Pollution
Humain
Environnement
Economique

Inside a foundry handling bronze, copper and aluminium, an explosion occurred at 1:30 pm in an electric melting furnace containing 300 kg of bronze flakes and 100 kg of copper shot. Projections of molten metal seriously burned an employee, who had been working in the foundry since 2007 and was alone in the workshop as the event took place. The damage to this wall reached over 1.5-m behind the furnace, as well as a piece of sheet metal above this furnace and some electrical cables. The smoke exhaust fan was spared. No impacts were recorded off-site.

Judicial authorities locked down the specific furnace. The gendarmerie restricted access around this furnace and undertook a judicial investigation. During its 27 February site visit, the inspection authorities for classified facilities found, as corroborated by the Head of Smelting Operations, that the batches of copper flakes and shot being used at the time of the accident had already been deployed the day before. This manager also indicated that the furnace loading procedure had never been described in any document, as the orders to load furnaces were simply spoken.
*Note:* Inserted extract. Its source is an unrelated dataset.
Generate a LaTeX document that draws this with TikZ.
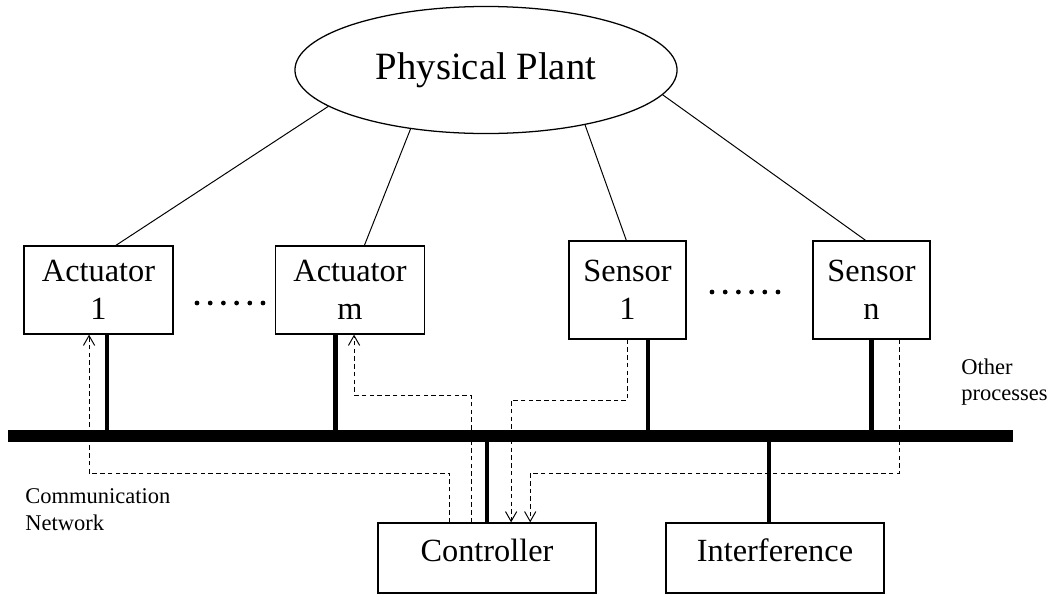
\documentclass[tikz,border=0pt]{standalone}
\usepackage{fontspec}
\setmainfont{Liberation Serif}
\usetikzlibrary{arrows.meta, calc, shapes.geometric}

\begin{document}
\begin{tikzpicture}[
    x=0.025cm, y=-0.025cm,
    plant/.style={ellipse, draw, line width=0.9pt, minimum width=9.55cm, minimum height=3.175cm,
                  inner sep=0pt, font=\fontsize{27.5}{33}\selectfont},
    unit/.style={draw, line width=0.9pt, inner sep=0pt, align=center,
                 font=\fontsize{23}{27}\selectfont},
    actbox/.style={unit, minimum width=3.72cm, minimum height=2.2cm},
    senbox/.style={unit, minimum width=2.925cm, minimum height=2.45cm},
    ctlbox/.style={unit, minimum width=5.45cm, minimum height=1.75cm, text depth=11pt},
    wire/.style={line width=0.7pt},
    tap/.style={line width=3pt},
    bus/.style={line width=8.5pt},
    sig/.style={line width=0.7pt, dash pattern=on 3.2pt off 2.3pt,
                -{Straight Barb[length=7pt, width=8pt]}},
    note/.style={font=\fontsize{16}{19}\selectfont, align=left, anchor=west, inner sep=0pt},
  ]
  \useasboundingbox (0,0) rectangle (1051,594);

  % ── Plant ──
  \node[plant] (plant) at (486,70) {Physical Plant};

  % ── Actuators and sensors ──
  \node[actbox] (act1) at (98.5,290) {Actuator\\1};
  \node[actbox] (actm) at (350,290) {Actuator\\m};
  \node[senbox] (sens1) at (627.5,290) {Sensor\\1};
  \node[senbox] (sensn) at (871.5,290) {Sensor\\n};

  \foreach \i in {0,...,5} {
    \fill (197+13.2*\i,303) circle (1.7pt);
    \fill (712+13.2*\i,292) circle (1.7pt);
  }

  % ── Controller / interference ──
  \node[ctlbox] (ctrl) at (487,558) {Controller};
  \node[ctlbox] (interf) at (775,558) {Interference};

  % ── Labels ──
  \node[note] (other) at (961,382) {Other\\processes};
  \node[note] (comm) at (25,510) {Communication\\Network};

  % ── Plant links ──
  \draw[wire] (plant.193.7) -- ($(act1.north west)!0.616!(act1.north east)$);
  \draw[wire] (plant.218.1) -- ($(actm.north west)!0.596!(actm.north east)$);
  \draw[wire] (plant.331) -- ($(sens1.north west)!0.49!(sens1.north east)$);
  \draw[wire] (plant.352.9) -- ($(sensn.north west)!0.45!(sensn.north east)$);

  % ── Network ──
  \coordinate (busW) at (8,436);
  \coordinate (busE) at (1013,436);

  \draw[tap] ($(act1.south west)!0.556!(act1.south east)$) coordinate (t1) -- (t1 |- busW);
  \draw[tap] ($(actm.south west)!0.404!(actm.south east)$) coordinate (t2) -- (t2 |- busW);
  \draw[tap] ($(sens1.south west)!0.675!(sens1.south east)$) coordinate (t3) -- (t3 |- busW);
  \draw[tap] (sensn.south) -- (sensn.south |- busW);
  \draw[tap] (ctrl.north) -- (ctrl.north |- busW);
  \draw[tap] ($(interf.north west)!0.472!(interf.north east)$) coordinate (t6) -- (t6 |- busW);

  \draw[bus] (busW) -- (busE);

  % ── Signal paths ──
  \coordinate (lowrun) at (0,473);
  \coordinate (actrun) at (0,395);
  \coordinate (senrun) at (0,400);

  \draw[sig] ($(ctrl.north west)!0.33!(ctrl.north east)$) coordinate (c1)
    -- (c1 |- lowrun) -| ($(act1.south west)!0.437!(act1.south east)$);
  \draw[sig] ($(ctrl.north west)!0.427!(ctrl.north east)$) coordinate (c2)
    -- (c2 |- actrun) -| ($(actm.south west)!0.527!(actm.south east)$);
  \draw[sig] (sens1.south) -- (sens1.south |- senrun)
    -| ($(ctrl.north west)!0.61!(ctrl.north east)$);
  \draw[sig] ($(sensn.south west)!0.735!(sensn.south east)$) coordinate (s2)
    -- (s2 |- lowrun) -| ($(ctrl.north west)!0.697!(ctrl.north east)$);

\end{tikzpicture}
\end{document}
The general recommendations addressed to the technician on the day of the accident consisted of carefully ensuring that loads were being regularly lowered into the furnace to enable effective melting.

Furnace maintenance, especially refractory equipment, was performed in-house, with the graphite crucible made of silicon carbide remaining under the manufacturer’s responsibility. A visual verification conducted before restarting the furnace took into account the number of fusions; the crucible used in the damaged furnace had reached 40% to 50% of its normal wear.

The foundry operator, who mentioned that no comparable incident had occurred for some 10 years at the facility, forwarded the hypothesis of an explosion subsequent to air bubble formation inside the crucible.